Neither way is particularly "wrong"

It is not wrong, but it does not force the kids to be creative in a way it used to.

I would rather buy some wooden trains and rails if my kids where young now.

you can always buy generic builder-part sets; they still sell them. Simply don't buy the overpriced kits.
Is it an option to get them:

https://www.brickgun.com/

esp.

https://www.brickgun.com/Models/MAC-11_RB/BrickGun_MAC-11_RB...

I bought two of those last Christmas, one for me, the other for the son of a co-worker --- mine is currently out on loan to the parent to practice with so as to be able to keep up with the child (and if need be, as a source of parts if any are missing).

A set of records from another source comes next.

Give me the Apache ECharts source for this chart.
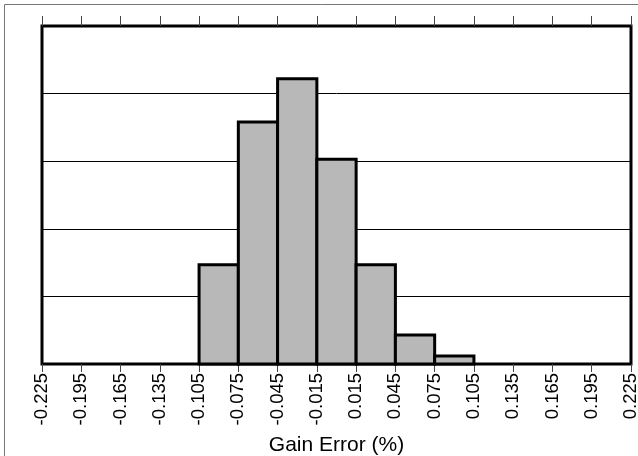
<!DOCTYPE html>
<html>
<head>
<meta charset="utf-8">
<script src="https://cdn.jsdelivr.net/npm/echarts@6/dist/echarts.min.js"></script>
<style>
  html, body { margin: 0; padding: 0; background: #fff; }
  #chart { width: 638px; height: 456px; }
</style>
</head>
<body>
<div id="chart"></div>
<script>
// Bin edges of the gain-error histogram (%), used as axis tick labels
const binEdges = ['-0.225', '-0.195', '-0.165', '-0.135', '-0.105', '-0.075', '-0.045', '-0.015',
                  '0.015', '0.045', '0.075', '0.105', '0.135', '0.165', '0.195', '0.225'];
// Relative frequency for each bin (bin i spans binEdges[i] .. binEdges[i+1])
const frequency = [0, 0, 0, 0, 14.7, 35.8, 42.2, 30.3, 14.7, 4.3, 1.2, 0, 0, 0, 0];
// Vertical scale
const yMax = 50;
const yStep = 10;

const font = '"Liberation Sans", Arial, Helvetica, sans-serif';

const barData = [];
frequency.forEach(function (v, i) {
  if (v > 0) barData.push([i, v]);
});

const chart = echarts.init(document.getElementById('chart'), null, { renderer: 'canvas' });

chart.setOption({
  animation: false,
  backgroundColor: '#fff',
  graphic: [{
    type: 'rect',
    silent: true,
    shape: { x: 4.5, y: 4.5, width: 660, height: 480 },
    style: { fill: 'none', stroke: '#777', lineWidth: 1 },
    z: -10
  }],
  grid: {
    left: 42, top: 26, right: 7, bottom: 92,
    outerBoundsMode: 'none',
    containLabel: false,
    show: true,
    borderColor: '#000',
    borderWidth: 3,
    backgroundColor: 'transparent'
  },
  xAxis: [{
    type: 'category',
    data: binEdges,
    boundaryGap: false,
    position: 'bottom',
    axisLine: { show: false },
    axisTick: { show: true, interval: 0, length: 8, lineStyle: { color: '#444', width: 1 } },
    axisLabel: {
      rotate: 90,
      margin: 9,
      interval: 0,
      color: '#000',
      fontSize: 18.5,
      fontFamily: font
    },
    splitLine: { show: false },
    name: 'Gain Error (%)',
    nameLocation: 'middle',
    nameGap: 71,
    nameTextStyle: { color: '#000', fontSize: 21, fontFamily: font }
  }, {
    type: 'category',
    data: binEdges,
    boundaryGap: false,
    position: 'top',
    axisLine: { show: false },
    axisTick: { show: true, interval: 0, length: 10, lineStyle: { color: '#444', width: 1 } },
    axisLabel: { show: false, interval: 0 },
    splitLine: { show: false }
  }],
  yAxis: {
    type: 'value',
    min: 0,
    max: yMax,
    interval: yStep,
    axisLine: { show: false },
    axisTick: { show: false },
    axisLabel: { show: false },
    splitLine: { show: true, lineStyle: { color: '#000', width: 1 } }
  },
  series: [{
    type: 'custom',
    xAxisIndex: 0,
    data: barData,
    renderItem: function (params, api) {
      const i = api.value(0);
      const v = api.value(1);
      const p0 = api.coord([i, v]);
      const p1 = api.coord([i + 1, 0]);
      return {
        type: 'rect',
        shape: { x: p0[0], y: p0[1], width: p1[0] - p0[0], height: p1[1] - p0[1] },
        style: { fill: '#b8b8b8', stroke: '#000', lineWidth: 3 }
      };
    },
    z: 5
  }]
});
</script>
</body>
</html>
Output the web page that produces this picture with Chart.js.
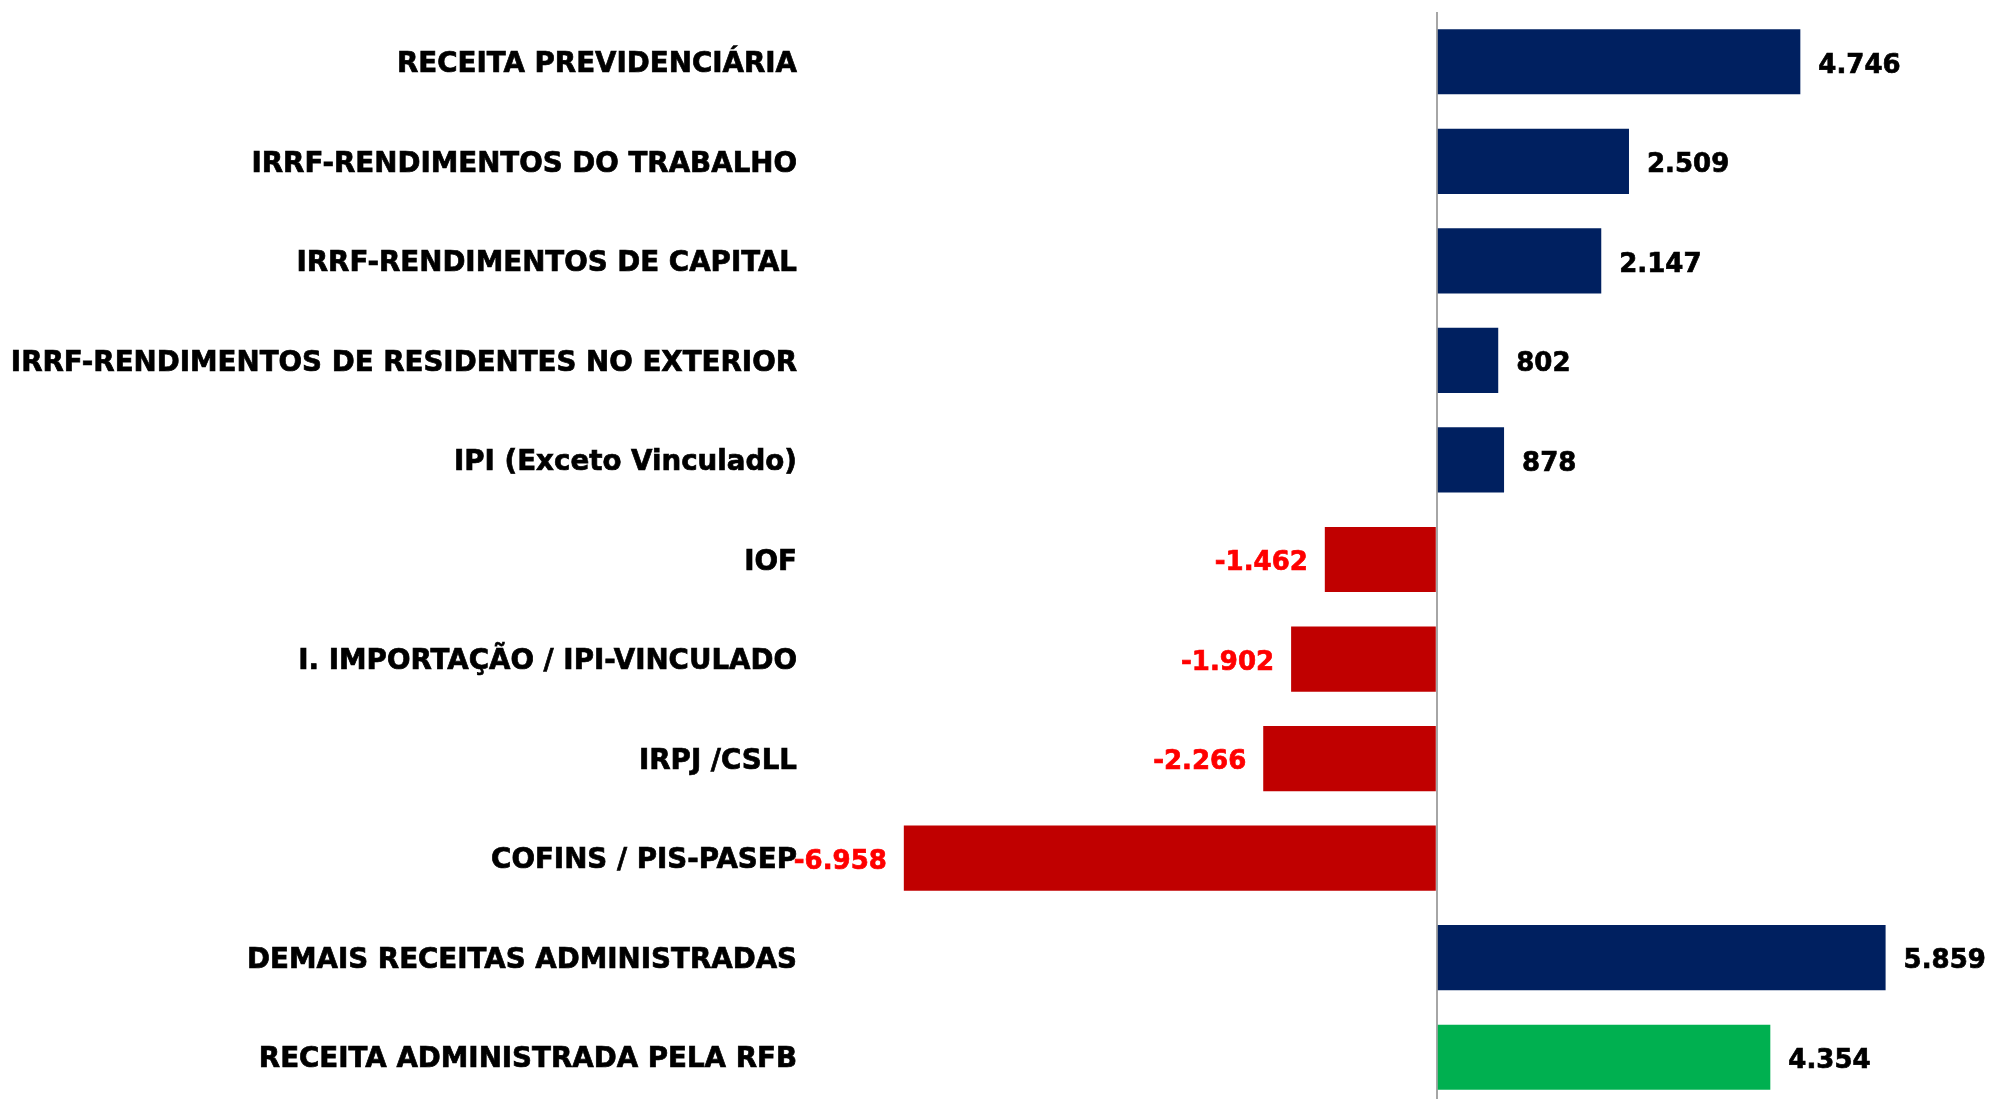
<!DOCTYPE html>
<html>
<head>
<meta charset="utf-8">
<script src="https://cdn.jsdelivr.net/npm/chart.js@4/dist/chart.umd.min.js"></script>
<style>
  html, body { margin: 0; padding: 0; background: #fff; overflow: hidden; }
  #caixa { width: 1989px; height: 1107px; position: relative; }
</style>
</head>
<body>
<div id="caixa"><canvas id="grafica"></canvas></div>
<script>
// ===============================
// DADOS (R$ milhões)
// ===============================
const categorias = [
  "RECEITA PREVIDENCIÁRIA",
  "IRRF-RENDIMENTOS DO TRABALHO",
  "IRRF-RENDIMENTOS DE CAPITAL",
  "IRRF-RENDIMENTOS DE RESIDENTES NO EXTERIOR",
  "IPI (Exceto Vinculado)",
  "IOF",
  "I. IMPORTAÇÃO / IPI-VINCULADO",
  "IRPJ /CSLL",
  "COFINS / PIS-PASEP",
  "DEMAIS RECEITAS ADMINISTRADAS",
  "RECEITA ADMINISTRADA PELA RFB"
];
const valores = [4746, 2509, 2147, 802, 878, -1462, -1902, -2266, -6958, 5859, 4354];

const AZUL = "#002060";
const VERMELHO = "#C00000";
const VERDE = "#00B050";

// último item é o total
const coresBarras = valores.map((v, i) =>
  i === valores.length - 1 ? VERDE : (v < 0 ? VERMELHO : AZUL)
);

// ===============================
// UTIL: 4746 -> 4.746
// ===============================
function formatar(v) {
  const s = String(Math.abs(v)).replace(/\B(?=(\d{3})+(?!\d))/g, ".");
  return (v < 0 ? "-" : "") + s;
}

// rótulos de valor ao lado das barras
const rotulos = {
  id: "rotulos",
  afterDatasetsDraw(chart) {
    const ctx = chart.ctx;
    const meta = chart.getDatasetMeta(0);
    ctx.save();
    ctx.font = 'bold 26px "DejaVu Sans"';
    ctx.textBaseline = "middle";
    ctx.lineWidth = 0.7;
    meta.data.forEach((barra, i) => {
      const v = valores[i];
      const neg = v < 0;
      const x = neg ? barra.x - 17 : barra.x + 18;
      ctx.fillStyle = neg ? "#FF0000" : "#000000";
      ctx.strokeStyle = ctx.fillStyle;
      ctx.textAlign = neg ? "right" : "left";
      ctx.fillText(formatar(v), x, barra.y + 4);
      ctx.strokeText(formatar(v), x, barra.y + 4);
    });
    ctx.restore();
  }
};

new Chart(document.getElementById("grafica").getContext("2d"), {
  type: "bar",
  data: {
    labels: categorias,
    datasets: [{
      data: valores,
      backgroundColor: coresBarras,
      borderWidth: 0,
      barPercentage: 0.655,
      categoryPercentage: 1
    }]
  },
  options: {
    indexAxis: "y",
    responsive: true,
    maintainAspectRatio: false,
    animation: false,
    layout: { padding: { top: 12, right: 16, left: 0, bottom: 0 } },
    plugins: {
      legend: { display: false },
      tooltip: { enabled: false }
    },
    scales: {
      x: {
        min: -8000,
        max: 7000,
        ticks: { display: false, stepSize: 1000 },
        border: { display: false },
        grid: {
          drawTicks: false,
          lineWidth: 2,
          color: c => (c.tick && c.tick.value === 0 ? "#A6A6A6" : "transparent")
        }
      },
      y: {
        afterFit: s => {
          s.width = 824;
          s.paddingTop = 0;
          s.paddingBottom = 0;
        },
        border: { display: false },
        grid: { display: false, drawTicks: false },
        ticks: {
          autoSkip: false,
          padding: 27,
          labelOffset: 3,
          color: "#000",
          textStrokeColor: "#000",
          textStrokeWidth: 0.7,
          font: { family: "DejaVu Sans", weight: "bold", size: 27.7 }
        }
      }
    }
  },
  plugins: [rotulos]
});
</script>
</body>
</html>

You're free to take them apart and start making stuff with them. I'm pretty sure your kids would join in, mine certainly did. Sets should not be seen as holy and giving them a prominent display spot may be the wrong thing to do. For a week, sure, after that it's parts :)
Oh no my friend, this is not allowed - "Dad, don't touch it; why did you add that piece; you're ruining it" "but you're not using it, it was just sitting on the shelf...".

There's definitely a strong divergence. In part, for us I think it's driven by poverty, they want "the nice thing" to look at (all our own models are necessarily colour-mismatched). But I know others who have rooms full of prestige sets that are 'not to be touched'!

Many on HN will be tinkerers who will take anything apart, that probably makes a difference too.